Er fügte hinzu: "Es macht uns auch relativ fassungslos, dass offenbar breite Teile der Polizei und der Innenministerien sich mit dem Fall Edathy bereits beschäftigt haben und strafrechtliche Wertungen hierzu abgegeben haben, bevor die Justiz überhaupt in den Besitz der entsprechenden Strafakte kam." Welche strafrechtlichen Konsequenzen dies habe, werde zur Zeit geprüft.
Fröhlich bestätigte, dass die Staatsanwaltschaft bei den Ermittlungen gegen Edathy Vorwürfen „im Grenzbereich“ zur Kinderpornografie nachgehe. Edathy soll demnach bei einer kanadischen Firma, die Kinderpornografie im Internet vertreibt, Videos und Fotosets mit Sequenzen und Bildern von unbekleideten Jugendlichen bestellt haben. Bei den Durchsuchungen von Wohnräumen und Büros Edathys seien zwei Computer sichergestellt worden, auf denen jedoch wahrscheinlich kein strafrechtlich relevantes Material zu finden sein dürfte.

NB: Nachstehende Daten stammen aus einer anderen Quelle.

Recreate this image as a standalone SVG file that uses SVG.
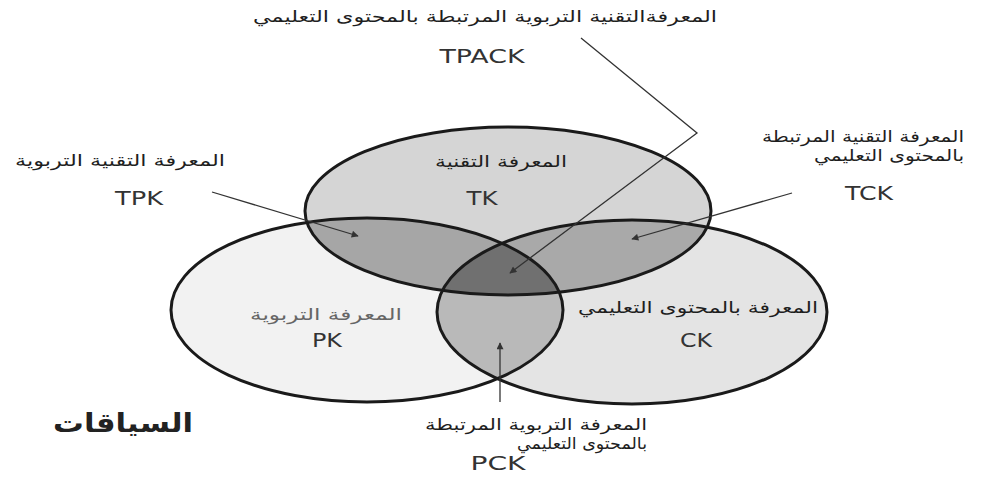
<svg xmlns="http://www.w3.org/2000/svg" width="985" height="477" viewBox="0 0 985 477">
<style>
.ar{font-family:"DejaVu Sans",sans-serif;font-size:16px;fill:#1e1e1e;text-anchor:middle}
.lt{font-family:"DejaVu Sans",sans-serif;font-size:20px;fill:#333;text-anchor:middle}
.ol{fill:none;stroke:#1a1a1a;stroke-width:3}
.cn{fill:none;stroke:#333;stroke-width:1.3}
</style>
<defs>
<clipPath id="cTK"><ellipse cx="508" cy="211" rx="203" ry="84"/></clipPath>
<clipPath id="cPK"><ellipse cx="367" cy="310" rx="196" ry="92"/></clipPath>
<marker id="ah" viewBox="0 0 10 10" refX="9" refY="5" markerWidth="9" markerHeight="7" orient="auto" markerUnits="userSpaceOnUse"><path d="M0,0 L10,5 L0,10 z" fill="#333"/></marker>
</defs>
<rect width="985" height="477" fill="#fff"/>
<g id="fills">
<ellipse cx="367" cy="310" rx="196" ry="92" fill="#f2f2f2"/>
<ellipse cx="632" cy="312" rx="195" ry="92" fill="#e4e4e4"/>
<ellipse cx="508" cy="211" rx="203" ry="84" fill="#d5d5d5"/>
<ellipse cx="367" cy="310" rx="196" ry="92" fill="#a6a6a6" clip-path="url(#cTK)"/>
<ellipse cx="632" cy="312" rx="195" ry="92" fill="#a9a9a9" clip-path="url(#cTK)"/>
<ellipse cx="632" cy="312" rx="195" ry="92" fill="#b9b9b9" clip-path="url(#cPK)"/>
<g clip-path="url(#cTK)"><ellipse cx="632" cy="312" rx="195" ry="92" fill="#707070" clip-path="url(#cPK)"/></g>
</g>
<g id="TK"><ellipse class="ol" cx="508" cy="211" rx="203" ry="84"/>
<text class="ar" x="501" y="167" textLength="132" lengthAdjust="spacingAndGlyphs">المعرفة التقنية</text><text class="lt" x="482" y="205" textLength="31" lengthAdjust="spacingAndGlyphs">TK</text></g>
<g id="PK"><ellipse class="ol" cx="367" cy="310" rx="196" ry="92"/>
<text class="ar" x="326" y="320" textLength="152" lengthAdjust="spacingAndGlyphs" style="fill:#666">المعرفة التربوية</text><text class="lt" x="327" y="347" textLength="30" lengthAdjust="spacingAndGlyphs">PK</text></g>
<g id="CK"><ellipse class="ol" cx="632" cy="312" rx="195" ry="92"/>
<text class="ar" x="698" y="313" textLength="240" lengthAdjust="spacingAndGlyphs">المعرفة بالمحتوى التعليمي</text><text class="lt" x="696" y="347" textLength="32" lengthAdjust="spacingAndGlyphs">CK</text></g>
<g id="TPACK"><text class="ar" x="485" y="22" textLength="464" lengthAdjust="spacingAndGlyphs">المعرفةالتقنية التربوية المرتبطة بالمحتوى التعليمي</text><text class="lt" x="482" y="63" textLength="85" lengthAdjust="spacingAndGlyphs">TPACK</text></g>
<g id="TPK"><text class="ar" x="120" y="166" textLength="210" lengthAdjust="spacingAndGlyphs">المعرفة التقنية التربوية</text><text class="lt" x="139" y="205" textLength="48" lengthAdjust="spacingAndGlyphs">TPK</text></g>
<g id="TCK"><text class="ar" x="863" y="142" textLength="202" lengthAdjust="spacingAndGlyphs">المعرفة التقنية المرتبطة</text><text class="ar" x="889" y="161" textLength="150" lengthAdjust="spacingAndGlyphs">بالمحتوى التعليمي</text><text class="lt" x="869" y="200" textLength="48" lengthAdjust="spacingAndGlyphs">TCK</text></g>
<g id="PCK"><text class="ar" x="536" y="430" textLength="222" lengthAdjust="spacingAndGlyphs">المعرفة التربوية المرتبطة</text><text class="ar" x="582" y="449" textLength="130" lengthAdjust="spacingAndGlyphs">بالمحتوى التعليمي</text><text class="lt" x="498" y="470" textLength="55" lengthAdjust="spacingAndGlyphs">PCK</text></g>
<g id="contexts"><text x="123" y="432" textLength="140" lengthAdjust="spacingAndGlyphs" style="font-family:'DejaVu Sans',sans-serif;font-size:26px;font-weight:bold;fill:#222;text-anchor:middle">السياقات</text></g>
<g id="connectors">
<line class="cn" x1="212" y1="192" x2="358" y2="236" marker-end="url(#ah)"/>
<line class="cn" x1="792" y1="193" x2="632" y2="239" marker-end="url(#ah)"/>
<polyline class="cn" points="581,38 697,133 510,273" marker-end="url(#ah)"/>
<line class="cn" x1="500" y1="402" x2="500" y2="343" marker-end="url(#ah)"/>
</g>
</svg>
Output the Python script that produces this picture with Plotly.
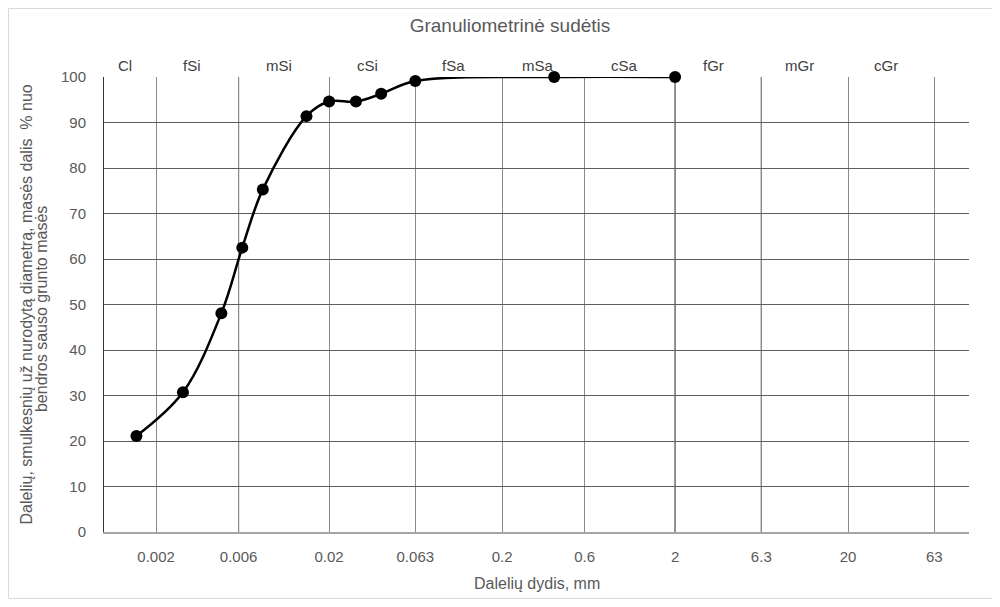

Im „Grenzbereich“ zur Kinderpornographie
Die Opposition forderte derweil Friedrichs Rücktritt. Friedrich habe "den Schutz des künftigen Koalitionspartners über den Schutz der Rechtsordnung" gestellt, kritisierte Linken-Chef Bernd Riexinger. FDP-Chef Christian Lindner forderte Merkel zur Entlassung Friedrichs auf. Grünen-Chefin Simone Peter bezeichnete Friedrich im ZDF als „Minister auf Abruf“.
Die Staatsanwaltschaft Hannover bestätigte unterdessen erstmals, dass gegen den früheren Bundestagsabgeordneten wegen des Verdachts des Besitzes von Kinderpornografie ermittelt wird. Der Leiter der Staatsanwaltschaft, Jörg Fröhlich, sagte, Edathy habe nach Erkenntnissen seiner Behörde zwischen Oktober 2005 und Juni 2010 neun Mal im Onlineshop eines kanadischen Unternehmens insgesamt 31 Filme und Fotosets von unbekleideten Jungen zwischen neun und 13 bis 14 Jahren bestellt.
Die ersten sieben Bestellungen seien Edathy per Post geschickt worden, die beiden letzten als Downloads, die über die Server des Bundestages gelaufen seien. „Das Material, um das es geht, sind Bilder von unbekleideten männlichen Jungen im Alter zwischen 9 und 13, eventuell auch 14 Jahren“, sagte Fröhlich. „Die Frage, ob es sich um Kinderpornos handelt, ist eine schwierige Bewertungsfrage. Auf jeden Fall befinden wir uns hier im Grenzbereich zu dem, was Justiz unter Kinderpornografie versteht.“
Seine Behörde habe sich zu der Aufnahme von Ermittlungen entschlossen, weil sie wie zahlreiche andere deutsche Staatsanwaltschaften auch davon ausgehe, dass wer grenzwertiges kinderpornografisches Material bestelle, dabei konspirativ vorgehe und dies bei einer Firma im Ausland tue, auch im Besitz von Material sein dürfte, das in Deutschland strafbar sei.